1. I'm moving soon. Can I lift boxes/furniture? 

- That's great news. 20 lbs. should be your maximum. No more than 35 lbs. It's the repetition that may disrupt the placement of the leads.


2. But wait, I remember when you removed my temporary leads and I gasped because I couldn't believe how long they were. Why are the leads so long then?  


- They're long so they can move a little if they need to, but you don't want to bend or twist too much because they can become undone and may even break.


3. Can I see a chiropractor? My neck is jacked.

- No, let me see. I'm trained to do that, not chiropractors. Here do this.


OUCH.


4. Should I continue with my physical therapy?


- Let's see the range in your ankle. Your flexion looks to be about zero. Keep on doing therapy if you feel it's helping.

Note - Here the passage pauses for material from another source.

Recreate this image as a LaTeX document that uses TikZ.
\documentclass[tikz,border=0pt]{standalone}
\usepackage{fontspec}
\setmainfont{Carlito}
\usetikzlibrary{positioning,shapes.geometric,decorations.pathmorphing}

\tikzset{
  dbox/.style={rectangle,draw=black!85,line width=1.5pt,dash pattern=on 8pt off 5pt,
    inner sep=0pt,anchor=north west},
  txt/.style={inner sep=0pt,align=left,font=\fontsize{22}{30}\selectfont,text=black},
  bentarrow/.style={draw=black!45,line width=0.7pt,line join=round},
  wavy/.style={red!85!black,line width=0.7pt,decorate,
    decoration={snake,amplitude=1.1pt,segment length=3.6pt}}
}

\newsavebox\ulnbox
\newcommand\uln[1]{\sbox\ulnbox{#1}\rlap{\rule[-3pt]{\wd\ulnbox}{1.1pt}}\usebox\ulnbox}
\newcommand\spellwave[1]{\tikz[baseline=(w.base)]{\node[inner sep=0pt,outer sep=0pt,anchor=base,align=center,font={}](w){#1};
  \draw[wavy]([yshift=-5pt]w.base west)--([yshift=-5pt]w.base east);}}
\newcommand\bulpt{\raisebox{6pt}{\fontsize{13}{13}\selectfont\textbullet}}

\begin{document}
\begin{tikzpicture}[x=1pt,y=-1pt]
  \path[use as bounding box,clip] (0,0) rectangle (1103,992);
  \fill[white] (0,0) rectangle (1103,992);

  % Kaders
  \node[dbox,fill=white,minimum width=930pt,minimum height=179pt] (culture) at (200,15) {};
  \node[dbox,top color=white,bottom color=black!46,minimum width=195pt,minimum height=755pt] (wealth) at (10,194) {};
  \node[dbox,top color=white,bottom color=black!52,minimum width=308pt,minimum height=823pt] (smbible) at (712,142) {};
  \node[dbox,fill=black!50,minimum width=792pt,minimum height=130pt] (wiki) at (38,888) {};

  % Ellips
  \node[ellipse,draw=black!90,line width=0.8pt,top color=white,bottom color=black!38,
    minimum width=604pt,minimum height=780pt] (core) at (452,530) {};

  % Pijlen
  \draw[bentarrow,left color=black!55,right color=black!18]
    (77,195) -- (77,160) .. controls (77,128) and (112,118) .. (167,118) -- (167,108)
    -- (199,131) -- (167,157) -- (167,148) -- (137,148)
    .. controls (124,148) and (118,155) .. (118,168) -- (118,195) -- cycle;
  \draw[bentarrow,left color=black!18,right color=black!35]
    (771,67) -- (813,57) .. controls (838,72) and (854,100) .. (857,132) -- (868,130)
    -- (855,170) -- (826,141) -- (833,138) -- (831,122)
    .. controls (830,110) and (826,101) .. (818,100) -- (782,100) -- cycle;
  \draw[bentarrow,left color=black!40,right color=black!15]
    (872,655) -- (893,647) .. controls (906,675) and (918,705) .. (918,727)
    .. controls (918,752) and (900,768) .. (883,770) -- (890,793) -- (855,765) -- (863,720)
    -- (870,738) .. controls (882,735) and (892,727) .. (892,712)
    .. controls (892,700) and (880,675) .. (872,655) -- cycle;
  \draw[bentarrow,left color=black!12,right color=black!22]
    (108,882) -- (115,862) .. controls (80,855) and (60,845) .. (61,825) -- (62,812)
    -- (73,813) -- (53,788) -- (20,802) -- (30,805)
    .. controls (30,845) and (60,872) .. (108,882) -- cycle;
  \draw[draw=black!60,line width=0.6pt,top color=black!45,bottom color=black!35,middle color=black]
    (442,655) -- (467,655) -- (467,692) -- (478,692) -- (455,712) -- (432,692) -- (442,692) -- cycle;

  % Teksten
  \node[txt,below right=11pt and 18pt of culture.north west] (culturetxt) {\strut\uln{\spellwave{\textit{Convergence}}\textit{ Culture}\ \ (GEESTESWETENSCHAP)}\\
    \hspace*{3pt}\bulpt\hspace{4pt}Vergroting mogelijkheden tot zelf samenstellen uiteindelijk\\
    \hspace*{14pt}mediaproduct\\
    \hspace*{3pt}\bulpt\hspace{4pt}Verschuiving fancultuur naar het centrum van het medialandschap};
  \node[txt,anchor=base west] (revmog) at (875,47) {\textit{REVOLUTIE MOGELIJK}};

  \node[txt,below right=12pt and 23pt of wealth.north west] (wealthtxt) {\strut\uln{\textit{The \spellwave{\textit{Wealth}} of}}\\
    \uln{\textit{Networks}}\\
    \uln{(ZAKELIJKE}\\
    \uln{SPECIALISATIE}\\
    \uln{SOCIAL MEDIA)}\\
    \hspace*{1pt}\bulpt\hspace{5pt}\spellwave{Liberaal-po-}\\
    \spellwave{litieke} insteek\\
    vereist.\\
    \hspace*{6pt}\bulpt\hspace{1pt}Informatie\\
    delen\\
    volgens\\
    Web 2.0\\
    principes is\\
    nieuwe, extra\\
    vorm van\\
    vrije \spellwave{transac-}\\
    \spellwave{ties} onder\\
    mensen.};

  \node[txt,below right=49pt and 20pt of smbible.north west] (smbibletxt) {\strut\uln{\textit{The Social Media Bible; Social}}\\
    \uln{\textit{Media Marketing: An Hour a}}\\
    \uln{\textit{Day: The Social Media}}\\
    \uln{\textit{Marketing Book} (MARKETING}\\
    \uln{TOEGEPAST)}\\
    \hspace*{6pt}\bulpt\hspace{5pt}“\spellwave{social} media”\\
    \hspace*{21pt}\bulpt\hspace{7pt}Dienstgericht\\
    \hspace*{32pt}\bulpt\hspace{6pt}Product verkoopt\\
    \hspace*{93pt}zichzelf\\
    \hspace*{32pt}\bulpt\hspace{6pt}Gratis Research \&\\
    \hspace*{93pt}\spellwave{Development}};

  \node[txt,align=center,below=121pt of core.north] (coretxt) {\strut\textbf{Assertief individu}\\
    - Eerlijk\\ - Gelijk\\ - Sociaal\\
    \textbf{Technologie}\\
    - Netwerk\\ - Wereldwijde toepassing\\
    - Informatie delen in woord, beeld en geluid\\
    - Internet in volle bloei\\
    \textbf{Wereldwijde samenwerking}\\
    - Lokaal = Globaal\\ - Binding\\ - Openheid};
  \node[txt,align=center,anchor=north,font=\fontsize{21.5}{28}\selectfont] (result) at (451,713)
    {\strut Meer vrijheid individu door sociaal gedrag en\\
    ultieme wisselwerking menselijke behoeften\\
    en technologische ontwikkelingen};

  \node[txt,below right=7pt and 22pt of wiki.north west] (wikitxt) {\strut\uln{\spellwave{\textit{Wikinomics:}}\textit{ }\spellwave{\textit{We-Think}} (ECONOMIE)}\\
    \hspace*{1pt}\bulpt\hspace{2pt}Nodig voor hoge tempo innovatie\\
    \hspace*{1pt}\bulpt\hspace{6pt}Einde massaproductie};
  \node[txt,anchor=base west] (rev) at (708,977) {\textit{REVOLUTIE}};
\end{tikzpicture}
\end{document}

5. How much is replacing the batteries in my stimulator going to cost in the future?


- You won't need that for say five years and the technology will change so much that it's hard to say what they'll come up with next and the cost will fluctuate. Why?


Well, I feel like a drain on the system. I don't want to be that guy. I want to work. I want to contribute to my family and society and, right now, I feel like I'm doing nothing. I hate it, in fact.


- (Another eye roll) Without Medicare it will easily be at over 10k out-of-pocket, but probably much more. You have a severe chronic medical condition that's not going away, hence chronic. This is why we have Medicare. You'd still be in constant pain without the stimulator, right? Do you want the stimulator to fail or not? Do you want to go back to how it was before the stimulator?


No, yeah, what?..


- Stop. You are allowed this. This is why the system was created.


Fine [jerk].


6. How do I go about getting a medical card? With the change in Illinois law beginning January 1st and card holders can grow up to five plants...


- I can't get that for you, but you said you're moving. I suggest finding a new primary doctor out there that's not in our network. It'll take about three months to get the card approved, so I'd start looking now.


7. When do I see you again?

- Only when you need to. No follow-ups are needed.

FIST PUMP!

I'm home now. I made the trip by myself and nothing worst-case scenario happened, which is what I expect. I need some new literature on how to get started with this next hobby. I already grow tomatoes from seed so it can't be too difficult, right? Maybe I'll see if High Times is still a thing. I know Mad magazine just folded so I'm concerned that High Times may have as well. Is there a seed company like Burpee Seeds for marijuana? I need a catalog.